Няня. Кто нянчил русских гениев
Шрифт:
Другая черта, свидетельствовавшая о моей детской наивности в ту пору, была привязанность к моей старой няне. Эта замечательная для меня личность называлась Катериною Михайловною; солдатская вдова из крепостных, рано лишившаяся мужа и поступившая еще молодою к нам в дом, с лишком 30 лет оставалась она нашим домашним человеком, хотя и не все это время жила с нами; горевала вместе с нами и радовалась нашими радостями. Я сохранил мою привязанность, вернее, любовь к ней до моего отъезда из Москвы в Дерпт.
Видел ее и потом еще раза два; но в последние годы она начала сильно зашибать; и прежде это добрейшее существо с горя и с радости иногда прибегало к рюмочке, но уже одна рюмка вина сейчас выжимала слезы из глаз. «Михайловна заливается слезами» – это значило, что Михайловна, с горя или с радости, выпила рюмку. Мы – и дети, и взрослые – все это знали и, зная, иногда с нею же плакали, не зная о чем. Все существо этой женщины было пропитано насквозь любовью к нам, детям, вынянченным ею.
Я не слыхал от нее никогда ни одного бранного слова; всегда любовно и ласково останавливала она упрямство и шалость; мораль ее была самая простая и всегда трогательная, потому что выходила из любящей души. «Бог не велит так делать, не делай этого, грешно!» – и ничего более.
Помню, однако же, что она обращала внимание мое и на природу, находя в ней нравственные мотивы. Помню, как теперь, Успеньев день, храмовый праздник в Андроньевом (правильно: Андрониковом. – В. Т.) монастыре; монастырь и шатры с пьяным, шумящим народом, раскинутые на зеленом пригорке, передо мною, как на блюдечке, а над головами толпы – черная грозовая туча; блещет молния, слышатся раскаты грома. Я с нянею у открытого окна и смотрим сверху. «Вот, смотри, – слышу, говорит она, – народ шумит, буянит и не слышит, как Бог грозит; тут шум да веселье людское, а там, вверху, у Бога – свое».

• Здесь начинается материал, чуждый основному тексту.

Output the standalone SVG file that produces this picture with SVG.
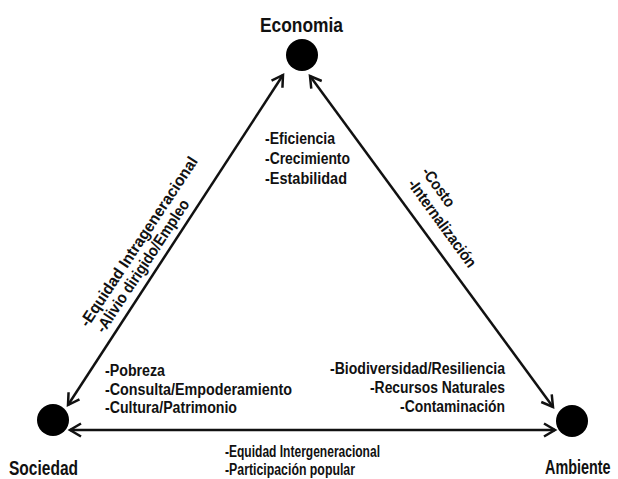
<svg xmlns="http://www.w3.org/2000/svg" width="618" height="479" viewBox="0 0 618 479">
<style>
.lbl{font-family:"Liberation Sans",Arial,sans-serif;font-weight:bold;fill:#111}
.big{font-size:20px}
.sm{font-size:16px}
.conn{stroke:#111;stroke-width:2.5;fill:none;marker-start:url(#ah);marker-end:url(#ah)}
</style>
<defs>
<marker id="ah" markerUnits="userSpaceOnUse" viewBox="-13 -8 16 16" refX="0" refY="0" markerWidth="16" markerHeight="16" orient="auto-start-reverse">
<path d="M-11,-6.5 L0,0 L-11,6.5" fill="none" stroke="#111" stroke-width="2.5"/>
</marker>
</defs>
<rect width="618" height="479" fill="#fff"/>
<g id="connectors">
<line class="conn" x1="283" y1="75" x2="68" y2="405"/>
<line class="conn" x1="310" y1="76" x2="553" y2="407"/>
<line class="conn" x1="70" y1="430" x2="555" y2="430"/>
</g>
<g id="economia">
<circle cx="302" cy="55" r="16" fill="#000"/>
<text class="lbl big" x="260" y="32" textLength="83" lengthAdjust="spacingAndGlyphs">Economia</text>
</g>
<g id="sociedad">
<circle cx="53" cy="420" r="16" fill="#000"/>
<text class="lbl big" x="9" y="475" textLength="69" lengthAdjust="spacingAndGlyphs">Sociedad</text>
</g>
<g id="ambiente">
<circle cx="572" cy="421" r="16" fill="#000"/>
<text class="lbl big" transform="translate(545,474) scale(0.72,1)" x="0" y="0">Ambiente</text>
</g>
<g id="economia-labels">
<text class="lbl sm" x="265" y="144" textLength="70" lengthAdjust="spacingAndGlyphs">-Eficiencia</text>
<text class="lbl sm" x="265" y="164" textLength="85" lengthAdjust="spacingAndGlyphs">-Crecimiento</text>
<text class="lbl sm" x="265" y="184" textLength="82" lengthAdjust="spacingAndGlyphs">-Estabilidad</text>
</g>
<g id="sociedad-labels">
<text class="lbl sm" x="105" y="376" textLength="60" lengthAdjust="spacingAndGlyphs">-Pobreza</text>
<text class="lbl sm" x="105" y="395" textLength="187" lengthAdjust="spacingAndGlyphs">-Consulta/Empoderamiento</text>
<text class="lbl sm" x="105" y="413" textLength="132" lengthAdjust="spacingAndGlyphs">-Cultura/Patrimonio</text>
</g>
<g id="ambiente-labels">
<text class="lbl sm" x="330" y="374" textLength="175" lengthAdjust="spacingAndGlyphs">-Biodiversidad/Resiliencia</text>
<text class="lbl sm" x="370" y="393" textLength="135" lengthAdjust="spacingAndGlyphs">-Recursos Naturales</text>
<text class="lbl sm" x="400" y="412" textLength="105" lengthAdjust="spacingAndGlyphs">-Contaminación</text>
</g>
<g id="bottom-labels">
<text class="lbl sm" x="225" y="457" textLength="155" lengthAdjust="spacingAndGlyphs">-Equidad Intergeneracional</text>
<text class="lbl sm" x="225" y="475" textLength="130" lengthAdjust="spacingAndGlyphs">-Participación popular</text>
</g>
<g id="left-labels">
<text class="lbl sm" transform="translate(88,328) rotate(-56.5)" textLength="200" lengthAdjust="spacingAndGlyphs">-Equidad Intrageneracional</text>
<text class="lbl sm" transform="translate(104,334) rotate(-56.5)" textLength="156" lengthAdjust="spacingAndGlyphs">-Alivio dirigido/Empleo</text>
</g>
<g id="right-labels">
<text class="lbl sm" transform="translate(421,172) rotate(54)" textLength="45" lengthAdjust="spacingAndGlyphs">-Costo</text>
<text class="lbl sm" transform="translate(407,184) rotate(54)" textLength="105" lengthAdjust="spacingAndGlyphs">-Internalización</text>
</g>
</svg>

Это простое указание на контраст между небом и землею, сделанное, кстати, любящею душою, запечатлелось навсегда и всякий раз как-то заунывно настраивает меня, когда я встречаю грозу на гулянье. Бедная моя нянька, как это нередко случается у нас с чувствительными, простыми людьми, начала пить и, не перенося много вина, захирела, и так, что собралась уже умирать; не знаю уже, почему, но решено было поставить промывательное; я был тогда уже студентом и в первый раз в жизни совершил эту операцию над моею нянею; она удивилась моему искусству и после сюрприза тотчас же объявила: «Ну, теперь я выздоровлю». Через три дня она, действительно, поднялась с постели и жила еще несколько лет; прожила бы, может быть, и более, если бы, на свою беду, не нанялась у Авдотьи Егоровны Драгутиной, молодой жены пожилого мужа-купца. Был у них сынок, Егоринька; к нему и взяли мою няню, а через няню познакомилась и наша семья с Драгутиными.
О, tempora, o mores! – (О времена, о нравы! – пер. с лат.). Цицерон, которого я тогда не читал, кажется, всегда и везде кстати.
Замоскворечье; хорошенькая, веселенькая, красиво меблированная квартира во втором этаже. Хозяйка, лет 25, красивая, всегда наряженная брюнетка с притязанием на интеллигенцию, с заметною и для меня, подростка, склонностью к мужскому полу, с раннего утра до ночи одна с маленьким сыном, нянею и учителем, кандидатом университета, рослым и видным мужчиною, Путиловым. Муж, угрюмый, несколько напоминающий медведя, впрочем, не из дюжинных и добропорядочный во всех отношениях, целый день в лавке, в гостином дворе; дом – как полная чаша; чай пьется раз пять в день, кстати и некстати.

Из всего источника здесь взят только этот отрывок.